In a developing city like Bangkok, residents and expats could have a similar type of place to stay. Condominiums and apartments are greater in numbers compared to subdivisions or housing units. The terms condo and apartment are interchangeable over the years. In the strict sense, the difference on these properties depend on how the law classify them.(Bangkokcondofinder.com) But generally speaking, high-rise buildings are often called condos while the low-rise are considered an apartment by many. Room rental fees are based on location, size, and its furnishings. Expats can rent a unit or could even acquire an ownership on these units but are not allowed to purchase a land by law. There are only two options offered and that is either through a 30-yr leasehold or purchasing from a limited company. Apartments can be purchased provided that at least 51% of the property is owned by a Thai. (Thailandguide)

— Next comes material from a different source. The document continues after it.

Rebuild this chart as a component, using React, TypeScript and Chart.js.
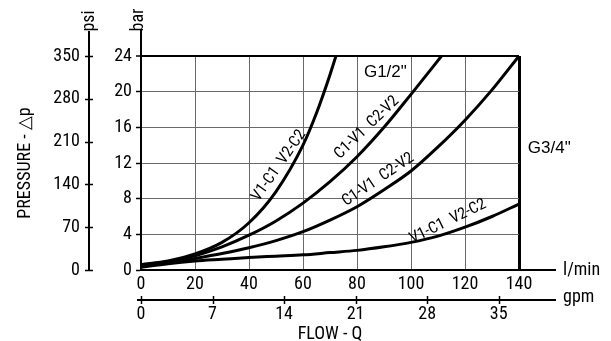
import React, { useEffect, useRef } from "react";
import { Chart, registerables } from "chart.js";
Chart.register(...registerables);

// ---- data ----
const flowTicksLpm = [0, 20, 40, 60, 80, 100, 120, 140];
const flowTicksGpm = [0, 7, 14, 21, 28, 35];
const pressureTicksBar = [0, 4, 8, 12, 16, 20, 24];
const pressureTicksPsi = [0, 70, 140, 210, 280, 350];

// G1/2" V1-C1 V2-C2 (steep)
const curveAFlow = [0, 10, 20, 30, 40, 50, 60, 65, 70, 72.2];
const curveAPress = [0.6, 1.0, 1.8, 3.1, 5.3, 8.8, 14.0, 17.6, 21.9, 24];
// G1/2" C1-V1 C2-V2
const curveBFlow = [0, 10, 20, 30, 40, 50, 60, 70, 80, 90, 100, 111.3];
const curveBPress = [0.5, 0.9, 1.6, 2.6, 3.9, 5.5, 7.5, 9.9, 12.7, 16.0, 19.7, 24];
// G3/4" C1-V1 C2-V2
const curveCFlow = [0, 10, 20, 30, 40, 50, 60, 70, 80, 90, 100, 110, 120, 130, 140];
const curveCPress = [0.4, 0.8, 1.3, 1.85, 2.5, 3.3, 4.3, 5.6, 7.1, 9.0, 11.1, 13.8, 16.8, 20.2, 24];
// G3/4" V1-C1 V2-C2
const curveDFlow = [0, 10, 20, 30, 40, 50, 60, 70, 80, 90, 100, 110, 120, 130, 140];
const curveDPress = [0.3, 0.7, 1.0, 1.2, 1.4, 1.55, 1.7, 1.95, 2.2, 2.6, 3.1, 3.8, 4.8, 6.0, 7.4];

const curveLabels = ["V1-C1  V2-C2", "C1-V1  C2-V2", "C1-V1  C2-V2", "V1-C1  V2-C2"];
const sizeLabels = ['G1/2"', 'G3/4"'];

// ---- annotation placement (data coordinates) ----
const curveLabelPos = [
  { q: 51.1, p: 11.7, a: -55 },
  { q: 83.6, p: 15.96, a: -44 },
  { q: 87.8, p: 10.12, a: -34 },
  { q: 113.7, p: 5.43, a: -26 },
];
const sizeLabelPos = [
  { q: 90.5, p: 22.2 },
  { q: 151.2, p: 13.6 },
];

const FONT = "'Roboto Condensed', 'Liberation Sans', Arial, sans-serif";

const pts = (xs: number[], ys: number[]) => xs.map((x, i) => ({ x, y: ys[i] }));

const ticksFrom = (arr: number[]) => (s: any) => {
  s.ticks = arr.map((v) => ({ value: v }));
};

const decor = {
  id: "decor",
  afterDraw(chart: any) {
    const ctx = chart.ctx as CanvasRenderingContext2D;
    const ca = chart.chartArea;
    const { x, y, x2, y2 } = chart.scales;
    const line = (a: number, b: number, c: number, d: number, w = 2) => {
      ctx.beginPath();
      ctx.lineWidth = w;
      ctx.moveTo(a, b);
      ctx.lineTo(c, d);
      ctx.stroke();
    };
    ctx.save();
    ctx.strokeStyle = "#000";
    ctx.fillStyle = "#000";
    // bar axis extension
    line(ca.left, ca.top, ca.left, ca.top - 27);
    // psi axis extension
    line(y2.right, ca.top, y2.right, ca.top - 25);
    // psi ticks crossing
    pressureTicksPsi.forEach((v) => {
      const py = Math.round(y2.getPixelForValue(v)) + 0.5;
      line(y2.right - 4, py, y2.right + 4, py, 1.5);
    });
    // l/min axis extension
    line(ca.right, ca.bottom, ca.right + 37, ca.bottom);
    // gpm axis line
    const gy = x2.top;
    line(x2.left - 4, gy, ca.right + 37, gy);
    flowTicksGpm.forEach((v) => {
      const px = Math.round(x2.getPixelForValue(v)) + 0.5;
      line(px, gy - 4, px, gy + 4, 1.5);
    });
    // unit labels
    ctx.font = `18px ${FONT}`;
    ctx.textAlign = "left";
    ctx.textBaseline = "middle";
    ctx.fillText("l/min", ca.right + 44, ca.bottom);
    ctx.fillText("gpm", ca.right + 44, gy - 3);
    const rot = (t: string, px: number, py: number, deg: number, font: string) => {
      ctx.save();
      ctx.translate(px, py);
      ctx.rotate((deg * Math.PI) / 180);
      ctx.font = font;
      ctx.textAlign = "center";
      ctx.textBaseline = "middle";
      ctx.fillText(t, 0, 0);
      ctx.restore();
    };
    rot("bar", ca.left - 3, ca.top - 36, -90, `18px ${FONT}`);
    rot("psi", y2.right, ca.top - 35, -90, `18px ${FONT}`);
    curveLabels.forEach((t, i) => {
      const p = curveLabelPos[i];
      rot(t, x.getPixelForValue(p.q), y.getPixelForValue(p.p), p.a, `16px ${FONT}`);
    });
    sizeLabels.forEach((t, i) => {
      const p = sizeLabelPos[i];
      rot(t, x.getPixelForValue(p.q), y.getPixelForValue(p.p), 0, `17px 'Liberation Sans', Arial, sans-serif`);
    });
    ctx.restore();
  },
};

export default function App() {
  const ref = useRef<HTMLCanvasElement>(null);
  useEffect(() => {
    if (!ref.current) return;
    const ds = (d: any[]) => ({
      data: d,
      borderColor: "#000",
      borderWidth: 3,
      pointRadius: 0,
      fill: false,
      cubicInterpolationMode: "monotone" as const,
      xAxisID: "x",
      yAxisID: "y",
    });
    const tickFont = { family: FONT, size: 18 };
    const chart = new Chart(ref.current, {
      type: "line",
      data: {
        datasets: [
          ds(pts(curveAFlow, curveAPress)),
          ds(pts(curveBFlow, curveBPress)),
          ds(pts(curveCFlow, curveCPress)),
          ds(pts(curveDFlow, curveDPress)),
        ],
      },
      options: {
        animation: false,
        responsive: false,
        devicePixelRatio: 1,
        events: [],
        layout: { padding: { top: 56, right: 92, left: 0, bottom: 0 }, autoPadding: false },
        plugins: { legend: { display: false }, tooltip: { enabled: false }, title: { display: false } },
        scales: {
          x: {
            type: "linear",
            position: "bottom",
            weight: 0,
            min: 0,
            max: 140,
            afterBuildTicks: ticksFrom(flowTicksLpm),
            afterFit: (s: any) => { s.height = 30; },
            grid: {
              drawTicks: false,
              color: (c: any) => (c.tick && c.tick.value === 140 ? "#000" : "#6a6a6a"),
              lineWidth: (c: any) => (c.tick && c.tick.value === 140 ? 3 : 1),
            },
            border: { color: "#000", width: 2 },
            ticks: { font: tickFont, color: "#000", padding: 4, maxRotation: 0 },
          },
          x2: {
            type: "linear",
            position: "bottom",
            weight: 1,
            min: 0,
            max: 140 / 3.785,
            afterBuildTicks: ticksFrom(flowTicksGpm),
            afterFit: (s: any) => { s.height = 41; },
            grid: { drawOnChartArea: false, drawTicks: false },
            border: { display: false },
            ticks: { font: tickFont, color: "#000", padding: 4, maxRotation: 0 },
            title: { display: true, text: "FLOW - Q", font: tickFont, color: "#000", padding: { top: 0, bottom: -4 } },
          },
          y: {
            type: "linear",
            position: "left",
            weight: 0,
            min: 0,
            max: 24,
            afterBuildTicks: ticksFrom(pressureTicksBar),
            afterFit: (s: any) => { s.width = 52; },
            grid: {
              drawTicks: true,
              tickLength: 5,
              tickColor: "#000",
              tickWidth: 1.5,
              color: (c: any) => (c.tick && c.tick.value === 24 ? "#000" : "#6a6a6a"),
              lineWidth: (c: any) => (c.tick && c.tick.value === 24 ? 2 : 1),
            },
            border: { color: "#000", width: 2 },
            ticks: { font: tickFont, color: "#000", padding: 4 },
          },
          y2: {
            type: "linear",
            position: "left",
            weight: 1,
            min: 0,
            max: 350,
            afterBuildTicks: ticksFrom(pressureTicksPsi),
            afterFit: (s: any) => { s.width = 89; },
            grid: { drawOnChartArea: false, drawTicks: false },
            border: { color: "#000", width: 2 },
            ticks: { font: tickFont, color: "#000", padding: 9 },
            title: { display: true, text: "PRESSURE - △p", font: tickFont, color: "#000", padding: { top: 15, bottom: 0 } },
          },
        },
      },
      plugins: [decor],
    } as any);
    return () => chart.destroy();
  }, []);
  return (
    <div style={{ position: "absolute", left: 0, top: 0, width: 611, height: 341, background: "#fff" }}>
      <canvas ref={ref} width={611} height={341} style={{ display: "block", width: 611, height: 341 }} />
    </div>
  );
}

Among the many challenges an expat could face is homesickness or having melancholy mood that could lead to depression or anxiety attack. Another is surviving hunger and food cravings. Thai food are known to be spicy. Not only that, going in a restaurant without an English menu is difficult or even buying a food from the street vendor when no one can translate or write the order. As a quick recourse, 24/7 convenient stores offer an "easy-go" food readily available to eat only to the disadvantage of having a limited variety of menu. Mingling with locals and making friends is even a snag. Some locals could speak English but the comprehension level is different. Learning a bit of the local language is a benefit but understanding their ways and practices, or adapting their nature means survival.

Eventually, life will become easy. Getting familiar of the people and the place is a good point to start. Thai people are generally friendly and accommodating. Trying to be an expat in another country requires a thorough decision-making that considers the culture and nature of the place along with the self-assessment of adaptability and stress tolerance.

"Whatever place you may go, life is hard only if you don't allow yourself to see the beauty that lies on it."